After a long day of classes, you make your way to RIMAC, hoping to squeeze in a quick workout between commitments. Finding space isn’t easy: Peak hours mean busy lines, limited equipment, and adjusting your workout on the fly. Still, you learned how to plan around these inconveniences.
In Fall 2025, UC San Diego began construction on the RIMAC expansion project, closing off nearly a third of the gym and its machines. Now, you walk into a packed weight room with blocked-off spaces and missing equipment, and you have to rethink your workout before it even begins. For many students, this has become a normal part of going to the campus’s premier gym.
RIMAC’s expansion aims to reduce overcrowding and improve student wellness. But right now, it’s doing neither. Usable gym space has shrunk even as demand remains high, concentrating more students into fewer available areas and worsening congestion in the short term. The expansion focuses on enlarging a single facility rather than improving recreation spaces across campus, which overlooks why RIMAC feels overcrowded in the first place. While the project promises larger facilities, upgraded equipment, and new activity spaces, it does not address the fact that most students still rely on the same gym.
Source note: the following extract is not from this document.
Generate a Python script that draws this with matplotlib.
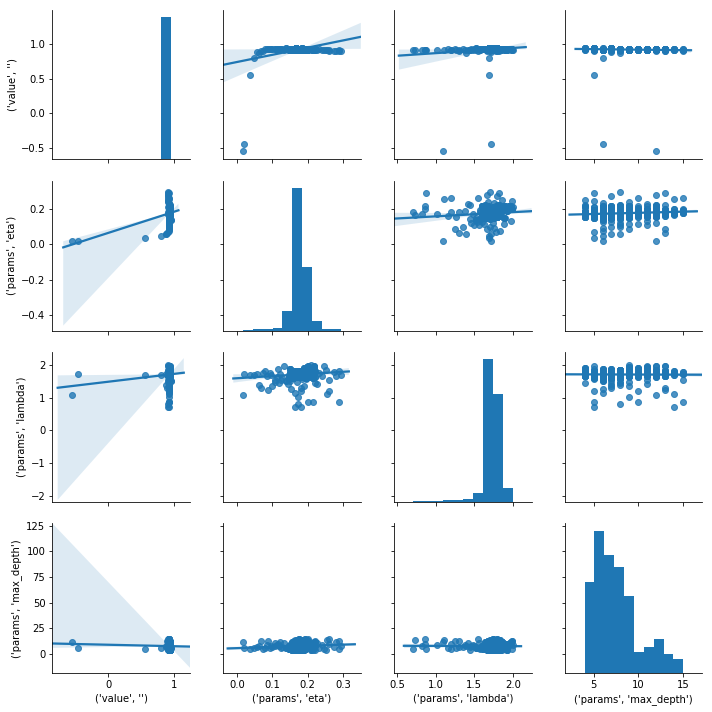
import numpy as np
import matplotlib.pyplot as plt
import seaborn as sns

# hyperparameter trials inside the dense cluster: distinct settings and how many trials hit them
core_eta = [
    0.157, 0.164, 0.169, 0.175, 0.184, 0.189, 0.210, 0.214,
    0.148, 0.153, 0.161, 0.166, 0.172, 0.177, 0.187, 0.192, 0.212, 0.151,
    0.146, 0.151, 0.158, 0.159, 0.164, 0.168, 0.174, 0.179, 0.186, 0.189, 0.194, 0.212, 0.217, 0.138,
    0.148, 0.154, 0.159, 0.162, 0.167, 0.173, 0.177, 0.185, 0.189, 0.193, 0.198, 0.215, 0.151,
    0.146, 0.153, 0.156, 0.162, 0.167, 0.172, 0.177, 0.183, 0.189, 0.193, 0.198, 0.215, 0.220,
    0.151, 0.156, 0.161, 0.168, 0.172, 0.178, 0.188, 0.192, 0.198, 0.216, 0.219,
    0.157, 0.168, 0.176, 0.185, 0.195, 0.203,
    0.155, 0.166, 0.174, 0.181, 0.192, 0.199, 0.219,
    0.155, 0.160, 0.172, 0.180, 0.191, 0.197, 0.218, 0.222,
    0.160, 0.171, 0.180, 0.193, 0.201, 0.222,
    0.169, 0.183, 0.198,
    0.176, 0.193,
]
core_lam = [
    1.70, 1.78, 1.68, 1.84, 1.74, 1.92, 1.66, 1.80,
    1.62, 1.72, 1.66, 1.80, 1.71, 1.77, 1.64, 1.84, 1.74, 1.90,
    1.58, 1.68, 1.76, 1.64, 1.72, 1.82, 1.67, 1.76, 1.70, 1.85, 1.62, 1.79, 1.90, 1.52,
    1.66, 1.74, 1.60, 1.79, 1.69, 1.75, 1.63, 1.83, 1.71, 1.78, 1.66, 1.86, 1.88,
    1.70, 1.62, 1.80, 1.68, 1.76, 1.64, 1.81, 1.72, 1.66, 1.86, 1.74, 1.60, 1.82,
    1.76, 1.66, 1.84, 1.70, 1.78, 1.66, 1.80, 1.73, 1.88, 1.68, 1.95,
    1.72, 1.80, 1.68, 1.76, 1.92, 1.64,
    1.80, 1.70, 1.82, 1.74, 1.66, 1.96, 1.78,
    1.68, 1.82, 1.74, 1.66, 1.86, 1.72, 1.98, 1.64,
    1.76, 1.68, 1.84, 1.72, 1.99, 1.80,
    1.78, 1.70, 1.84,
    1.74, 1.80,
]
core_depth = [
    4, 4, 4, 4, 4, 4, 4, 4,
    5, 5, 5, 5, 5, 5, 5, 5, 5, 5,
    6, 6, 6, 6, 6, 6, 6, 6, 6, 6, 6, 6, 6, 6,
    7, 7, 7, 7, 7, 7, 7, 7, 7, 7, 7, 7, 7,
    8, 8, 8, 8, 8, 8, 8, 8, 8, 8, 8, 8, 8,
    9, 9, 9, 9, 9, 9, 9, 9, 9, 9, 9,
    10, 10, 10, 10, 10, 10,
    11, 11, 11, 11, 11, 11, 11,
    12, 12, 12, 12, 12, 12, 12, 12,
    13, 13, 13, 13, 13, 13,
    14, 14, 14,
    15, 15,
]
core_value = [
    0.924, 0.936, 0.929, 0.933, 0.938, 0.927, 0.934, 0.925,
    0.922, 0.934, 0.928, 0.937, 0.926, 0.932, 0.935, 0.924, 0.931, 0.927,
    0.935, 0.921, 0.933, 0.929, 0.924, 0.934, 0.927, 0.931, 0.936, 0.922, 0.930, 0.926, 0.919, 0.945,
    0.935, 0.922, 0.931, 0.926, 0.937, 0.924, 0.933, 0.928, 0.936, 0.921, 0.930, 0.925, 0.934,
    0.930, 0.936, 0.921, 0.933, 0.922, 0.933, 0.923, 0.931, 0.927, 0.935, 0.920, 0.929, 0.932,
    0.931, 0.920, 0.934, 0.925, 0.929, 0.930, 0.922, 0.925, 0.933, 0.919, 0.926,
    0.921, 0.930, 0.924, 0.933, 0.919, 0.928,
    0.930, 0.921, 0.927, 0.933, 0.918, 0.926, 0.924,
    0.932, 0.920, 0.927, 0.923, 0.930, 0.918, 0.928, 0.924,
    0.920, 0.929, 0.917, 0.926, 0.931, 0.922,
    0.928, 0.918, 0.924,
    0.920, 0.926,
]
core_count = [
    5, 7, 6, 5, 5, 3, 2, 1,
    3, 5, 9, 10, 11, 8, 6, 5, 2, 1,
    3, 6, 8, 16, 22, 20, 20, 16, 13, 10, 10, 4, 3, 2,
    3, 5, 6, 14, 18, 18, 15, 13, 12, 10, 6, 4, 3,
    2, 4, 6, 12, 16, 15, 15, 13, 10, 9, 7, 4, 2,
    3, 4, 7, 11, 12, 11, 10, 9, 8, 3, 3,
    2, 5, 5, 4, 3, 2,
    2, 6, 6, 5, 4, 3, 1,
    2, 4, 8, 8, 6, 4, 2, 2,
    2, 5, 5, 4, 2, 1,
    3, 2, 2,
    3, 2,
]

# single trials away from the cluster
tail_eta = [0.017, 0.020, 0.035, 0.048, 0.289, 0.215, 0.200, 0.180, 0.165, 0.172,
            0.172, 0.256, 0.261, 0.163, 0.180, 0.154, 0.087, 0.067, 0.100, 0.061,
            0.180, 0.190, 0.228, 0.222, 0.144, 0.107, 0.261, 0.280, 0.296, 0.289,
            0.113, 0.094, 0.078, 0.117, 0.133, 0.246, 0.211, 0.233, 0.107, 0.056,
            0.072, 0.085, 0.097, 0.122, 0.126, 0.241, 0.275, 0.252, 0.118, 0.124,
            0.150, 0.195, 0.170, 0.185]
tail_lam = [1.10, 1.72, 1.69, 1.69, 0.88, 0.86, 0.87, 0.71, 0.73, 0.82,
            1.02, 1.11, 1.20, 1.16, 1.20, 1.27, 1.25, 1.30, 1.36, 1.39,
            1.31, 1.38, 1.42, 1.45, 1.44, 1.50, 1.55, 1.66, 1.71, 1.82,
            1.63, 1.76, 1.84, 1.88, 1.97, 1.99, 2.00, 1.75, 1.56, 1.72,
            1.78, 1.66, 1.70, 1.74, 1.60, 1.68, 1.79, 1.86, 1.46, 1.54,
            1.52, 1.58, 1.49, 1.57]
tail_depth = [12, 6, 5, 6, 5, 10, 15, 5, 14, 8,
              9, 14, 10, 6, 5, 6, 13, 13, 7, 8,
              7, 9, 11, 4, 7, 8, 15, 12, 8, 13,
              9, 6, 6, 10, 11, 5, 9, 6, 11, 7,
              5, 9, 8, 12, 7, 9, 7, 4, 8, 6,
              7, 6, 9, 5]
tail_value = [-0.545, -0.455, 0.557, 0.800, 0.920, 0.915, 0.915, 0.914, 0.915, 0.914,
              0.915, 0.921, 0.921, 0.922, 0.920, 0.920, 0.926, 0.895, 0.926, 0.875,
              0.918, 0.920, 0.918, 0.921, 0.915, 0.925, 0.907, 0.905, 0.904, 0.906,
              0.927, 0.926, 0.924, 0.922, 0.916, 0.910, 0.914, 0.922, 0.925, 0.880,
              0.905, 0.926, 0.927, 0.926, 0.925, 0.912, 0.906, 0.909, 0.926, 0.927,
              0.915, 0.919, 0.913, 0.918]

labels = ["('value', '')", "('params', 'eta')", "('params', 'lambda')", "('params', 'max_depth')"]

# expand the cluster settings to one row per trial
columns = [
    np.concatenate([np.repeat(core_value, core_count), tail_value]),
    np.concatenate([np.repeat(core_eta, core_count), tail_eta]),
    np.concatenate([np.repeat(core_lam, core_count), tail_lam]),
    np.concatenate([np.repeat(core_depth, core_count), tail_depth]).astype(float),
]

xlims = [(-0.845, 1.241), (-0.040, 0.351), (0.461, 2.242), (1.78, 17.11)]
ylims = [(-0.673, 1.495), (-0.487, 0.357), (-2.19, 2.40), (-18.5, 127.3)]
xticks = [[0, 1], [0.0, 0.1, 0.2, 0.3], [0.5, 1.0, 1.5, 2.0], [5, 10, 15]]
yticks = [[-0.5, 0.0, 0.5, 1.0], [-0.4, -0.2, 0.0, 0.2], [-2, -1, 0, 1, 2], [0, 25, 50, 75, 100, 125]]
# x extent of each fitted line (the grid grew while panels were drawn)
line_spans = [
    [None, (-0.040, 0.351), (0.526, 2.167), (3.0, 15.85)],
    [(-0.68, 1.065), None, (0.461, 2.242), (2.33, 16.5)],
    [(-0.764, 1.146), (-0.011, 0.317), None, (1.78, 17.11)],
    [(-0.845, 1.241), (-0.027, 0.334), (0.591, 2.106), None],
]

fig, axes = plt.subplots(4, 4, sharex='col', sharey='row', figsize=(712 / 72, 712 / 72), dpi=72)
fig.subplots_adjust(left=0.0735, right=0.9864, bottom=0.0548, top=0.986, wspace=0.24, hspace=0.145)

for i in range(4):
    for j in range(4):
        ax = axes[i, j]
        if i == j:
            ax.set_xlim(xlims[j])
            tw = ax.twinx()
            tw.hist(columns[i], bins=10, color='C0')
            tw.set_axis_off()
        else:
            ax.set_xlim(line_spans[i][j])
            sns.regplot(x=columns[j], y=columns[i], ax=ax, truncate=False,
                        color='C0', seed=0)
        ax.spines['top'].set_visible(False)
        ax.spines['right'].set_visible(False)

for i in range(4):
    axes[i, 0].set_ylim(ylims[i])
    axes[i, 0].set_yticks(yticks[i])
    axes[i, 0].set_ylabel(labels[i])
for j in range(4):
    axes[3, j].set_xlim(xlims[j])
    axes[3, j].set_xticks(xticks[j])
    axes[3, j].set_xlabel(labels[j])

fig.savefig('out.png', dpi=72)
Students’ reliance on RIMAC is what drives its overcrowding issue. RIMAC has always attracted larger crowds because, for a lot of students, it is the only campus gym that fully supports their workouts. Smaller gyms on campus don’t have the necessary equipment and machines to support a range of training, from cardio to power lifting. Expanding RIMAC doesn’t solve that problem; it just makes a bigger version of the same crowded space.
Even once construction is finally complete, it’s hard to tell whether it will actually solve overcrowding. Though the project will upgrade equipment and workout spaces, it still places all of its improvements in a single gym rather than improving other gyms on campus. For example, the planned climbing wall expands activity options at RIMAC, even though UCSD already has a dedicated climbing gym on campus. Expanding one gym might help increase variety, but it doesn’t do much to reduce the number of students who depend on RIMAC every day.
Second-year Briyitte Montalvo is just one student facing RIMAC’s overcrowding issue. When changing her timing didn’t work, she tried to alternate between going to RIMAC and other campus gyms, but found that the alternatives lacked the resources she needed.
“I had a gap between classes and thought I could beat the crowd, but everyone was already there,” Montalvo said. “I stopped going to Main Gym because there’s no point in me going. They don’t have hip thrust machines. Last time I went, they didn’t even have the bar pads either.”
This readjustment has just become a part of the on-campus gym experience. As our access to amenities decreases, recreation fees stay the same, meaning that students are paying for facilities that are smaller, more crowded, and harder to use.
UCSD should instead focus on increasing the quality of recreation spaces on campus rather than concentrating all resources in one “main” gym. By upgrading smaller gyms with similar equipment to RIMAC, demand would be more evenly distributed across campus.
RIMAC may soon be larger and newer, but unless campus recreation focuses on student needs and expands beyond one space, the overcrowded experience will most likely stay the same. The goal shouldn’t just be building a bigger gym — it should be creating a campus where students don’t all need to use the same one.